START

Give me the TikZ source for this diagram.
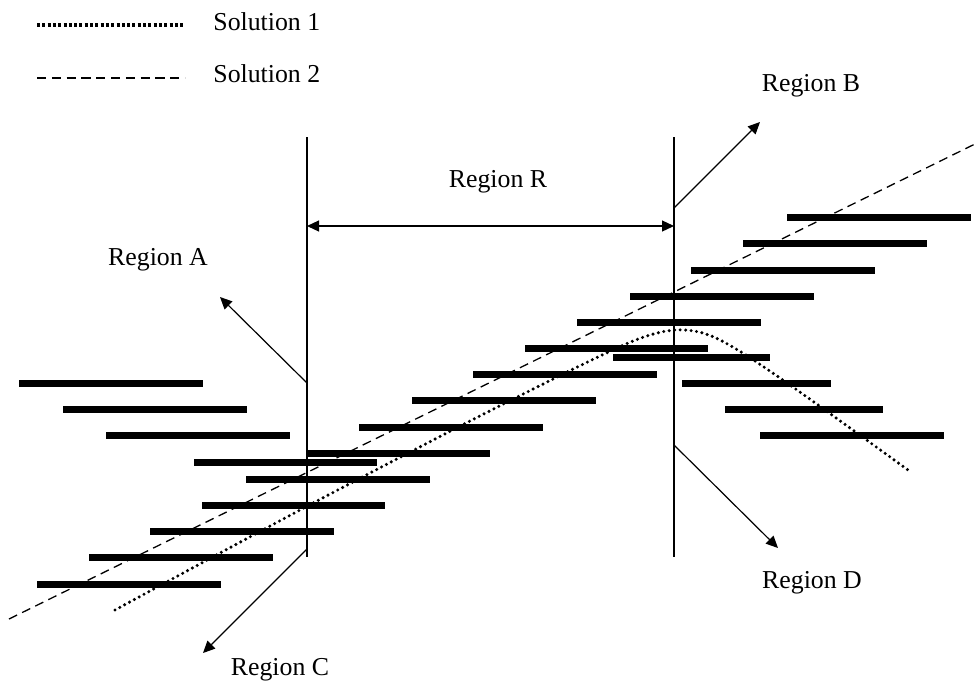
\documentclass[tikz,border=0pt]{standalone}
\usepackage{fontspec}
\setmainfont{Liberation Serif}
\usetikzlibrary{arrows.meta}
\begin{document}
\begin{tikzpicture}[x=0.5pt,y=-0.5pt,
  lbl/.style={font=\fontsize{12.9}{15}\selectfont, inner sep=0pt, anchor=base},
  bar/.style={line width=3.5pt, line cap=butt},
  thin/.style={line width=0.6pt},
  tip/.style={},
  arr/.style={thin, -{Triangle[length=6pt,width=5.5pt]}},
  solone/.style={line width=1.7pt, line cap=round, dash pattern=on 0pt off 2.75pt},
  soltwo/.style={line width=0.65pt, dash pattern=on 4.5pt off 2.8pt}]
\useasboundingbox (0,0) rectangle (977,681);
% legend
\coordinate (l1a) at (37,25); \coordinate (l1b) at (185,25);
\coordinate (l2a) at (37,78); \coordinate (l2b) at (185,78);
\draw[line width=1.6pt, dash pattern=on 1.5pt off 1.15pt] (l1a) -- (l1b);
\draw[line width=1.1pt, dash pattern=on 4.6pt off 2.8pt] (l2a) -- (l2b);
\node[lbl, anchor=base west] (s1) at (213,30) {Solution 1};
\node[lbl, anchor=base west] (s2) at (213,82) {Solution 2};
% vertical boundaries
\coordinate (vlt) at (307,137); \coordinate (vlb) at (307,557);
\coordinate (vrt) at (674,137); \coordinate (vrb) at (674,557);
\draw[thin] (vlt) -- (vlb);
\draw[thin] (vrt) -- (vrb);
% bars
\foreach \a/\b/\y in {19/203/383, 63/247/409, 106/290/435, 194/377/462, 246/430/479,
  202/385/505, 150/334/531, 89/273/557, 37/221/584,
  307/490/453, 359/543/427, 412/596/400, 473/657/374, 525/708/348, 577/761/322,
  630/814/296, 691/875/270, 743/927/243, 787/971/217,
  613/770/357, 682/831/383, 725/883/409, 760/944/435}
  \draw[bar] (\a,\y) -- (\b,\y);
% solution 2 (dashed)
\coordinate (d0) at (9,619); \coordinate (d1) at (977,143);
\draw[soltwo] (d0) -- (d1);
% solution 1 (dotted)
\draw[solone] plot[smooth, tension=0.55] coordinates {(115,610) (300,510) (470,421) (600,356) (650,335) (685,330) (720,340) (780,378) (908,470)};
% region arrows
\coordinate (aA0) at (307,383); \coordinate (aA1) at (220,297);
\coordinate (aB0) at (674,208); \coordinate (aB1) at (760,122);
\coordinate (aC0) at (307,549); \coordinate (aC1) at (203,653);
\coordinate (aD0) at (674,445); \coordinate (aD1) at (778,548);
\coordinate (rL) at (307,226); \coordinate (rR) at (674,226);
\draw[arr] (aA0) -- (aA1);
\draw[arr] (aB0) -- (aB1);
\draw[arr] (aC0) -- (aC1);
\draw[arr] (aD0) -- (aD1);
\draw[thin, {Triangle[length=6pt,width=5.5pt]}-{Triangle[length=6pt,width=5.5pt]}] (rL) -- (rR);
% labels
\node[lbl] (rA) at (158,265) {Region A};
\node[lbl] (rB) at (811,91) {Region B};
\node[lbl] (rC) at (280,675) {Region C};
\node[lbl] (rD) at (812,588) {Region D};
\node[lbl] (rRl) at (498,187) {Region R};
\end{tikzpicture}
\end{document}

END

What the exercise asks:
Repeat the listing above exactly, with no pictures.

The output:
Give me the TikZ source for this diagram.
\documentclass[tikz,border=0pt]{standalone}
\usepackage{fontspec}
\setmainfont{Liberation Serif}
\usetikzlibrary{arrows.meta}
\begin{document}
\begin{tikzpicture}[x=0.5pt,y=-0.5pt,
  lbl/.style={font=\fontsize{12.9}{15}\selectfont, inner sep=0pt, anchor=base},
  bar/.style={line width=3.5pt, line cap=butt},
  thin/.style={line width=0.6pt},
  tip/.style={},
  arr/.style={thin, -{Triangle[length=6pt,width=5.5pt]}},
  solone/.style={line width=1.7pt, line cap=round, dash pattern=on 0pt off 2.75pt},
  soltwo/.style={line width=0.65pt, dash pattern=on 4.5pt off 2.8pt}]
\useasboundingbox (0,0) rectangle (977,681);
% legend
\coordinate (l1a) at (37,25); \coordinate (l1b) at (185,25);
\coordinate (l2a) at (37,78); \coordinate (l2b) at (185,78);
\draw[line width=1.6pt, dash pattern=on 1.5pt off 1.15pt] (l1a) -- (l1b);
\draw[line width=1.1pt, dash pattern=on 4.6pt off 2.8pt] (l2a) -- (l2b);
\node[lbl, anchor=base west] (s1) at (213,30) {Solution 1};
\node[lbl, anchor=base west] (s2) at (213,82) {Solution 2};
% vertical boundaries
\coordinate (vlt) at (307,137); \coordinate (vlb) at (307,557);
\coordinate (vrt) at (674,137); \coordinate (vrb) at (674,557);
\draw[thin] (vlt) -- (vlb);
\draw[thin] (vrt) -- (vrb);
% bars
\foreach \a/\b/\y in {19/203/383, 63/247/409, 106/290/435, 194/377/462, 246/430/479,
  202/385/505, 150/334/531, 89/273/557, 37/221/584,
  307/490/453, 359/543/427, 412/596/400, 473/657/374, 525/708/348, 577/761/322,
  630/814/296, 691/875/270, 743/927/243, 787/971/217,
  613/770/357, 682/831/383, 725/883/409, 760/944/435}
  \draw[bar] (\a,\y) -- (\b,\y);
% solution 2 (dashed)
\coordinate (d0) at (9,619); \coordinate (d1) at (977,143);
\draw[soltwo] (d0) -- (d1);
% solution 1 (dotted)
\draw[solone] plot[smooth, tension=0.55] coordinates {(115,610) (300,510) (470,421) (600,356) (650,335) (685,330) (720,340) (780,378) (908,470)};
% region arrows
\coordinate (aA0) at (307,383); \coordinate (aA1) at (220,297);
\coordinate (aB0) at (674,208); \coordinate (aB1) at (760,122);
\coordinate (aC0) at (307,549); \coordinate (aC1) at (203,653);
\coordinate (aD0) at (674,445); \coordinate (aD1) at (778,548);
\coordinate (rL) at (307,226); \coordinate (rR) at (674,226);
\draw[arr] (aA0) -- (aA1);
\draw[arr] (aB0) -- (aB1);
\draw[arr] (aC0) -- (aC1);
\draw[arr] (aD0) -- (aD1);
\draw[thin, {Triangle[length=6pt,width=5.5pt]}-{Triangle[length=6pt,width=5.5pt]}] (rL) -- (rR);
% labels
\node[lbl] (rA) at (158,265) {Region A};
\node[lbl] (rB) at (811,91) {Region B};
\node[lbl] (rC) at (280,675) {Region C};
\node[lbl] (rD) at (812,588) {Region D};
\node[lbl] (rRl) at (498,187) {Region R};
\end{tikzpicture}
\end{document}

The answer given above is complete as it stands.